Michael Zuba of external consultant Milone & MacBroom led the PowerPoint. He laid out three options: keeping things status quo; building a new high school; or retrofitting Foran High School to hold all the city’s future high schoolers.

The two latter alternatives revert to the previous K-5 arrangement (while adding pre-K), which the committee and public speakers Tuesday generally agreed was necessary to restore parental involvement.

But that’s just about as far as the congeniality went.

Concerns over sports, special needs students

“I will leave if you go to one mega high school,” said Heard, who worried kids would become lost to “other activities” as competition for sports would seemingly become more aggressive under a one high school district.

Staci Godek, president of the Live Oaks Elementary School PTA, said a large school is potentially problematic for special needs students, who may feel uncomfortable around “so many kids.”

A new high school or a retrofitted Foran would house 1,700 to 1,900 students. Currently, there are 910 students at Foran and 968 at Law.

Milford’s two high schools are located on opposite sides of the city and one speaker said that’s reason enough to keep the current arrangement intact.

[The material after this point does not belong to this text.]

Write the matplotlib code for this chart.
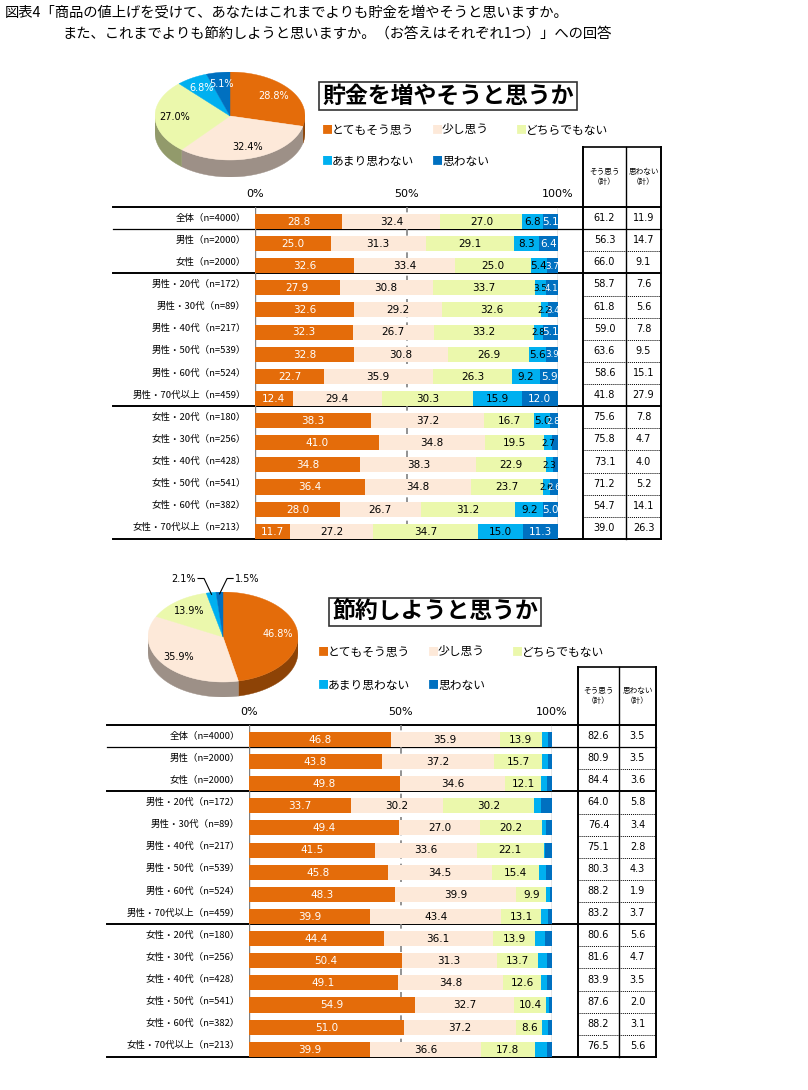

“We have this wonderful system,” said Tim Chaucer, who is the director of the Milford Marine Institute and a member of the Milford Preservation Trust.

New high school alternative

It would take 10 years to construct a new high school at a cost of about $240 million. Under this arrangement, Foran and Law would transition to middle schools, each holding about 650 to 750 students.

Under this plan, an elementary school consolidation (pre-K-5) would keep open: East Shore, Harborside, West Shore, Mathewson, Orange Ave and Orchard Hills. The proposal closes Live Oaks, JFK, Calf Pen, Meadowside and Pumpkin Delight.

An additional $17.8 million would be needed for gyms and minor renovations at Mathewson, Orange Ave and Orchard Hills.

The proposed 331,000-square-foot new high school would require 50 to 55 acres of land, which could be tough to come by in Milford.

“Land is a true, finite resource in Milford,” Zuba, the consultant, said at an earlier committee meeting.

Retrofitting Foran

The cost to retrofit Foran to accommodate an additional 800 to 1,000 students as the sole high school in the district is about $56 million.

With this option, Law and East Shore would take on the middle schoolers and the elementary school consolidation (again, pre-K-5) would keep open all the schools in the new high school alternative, plus Meadowside.

An additional $23.8 million would be needed for gyms and minor renovations at Mathewson, Meadowside, Orange Ave and Orchard Hills.

Status quo ‘taxing on the system in the long-term’

Zuba said enrollment is down 1,200 students compared to nearly a decade ago and the district is expected to lose another 12 percent over the next five years.

Enrollment decline is a national trend that relates to falling birth rates, especially in affluent areas, he said after the forum.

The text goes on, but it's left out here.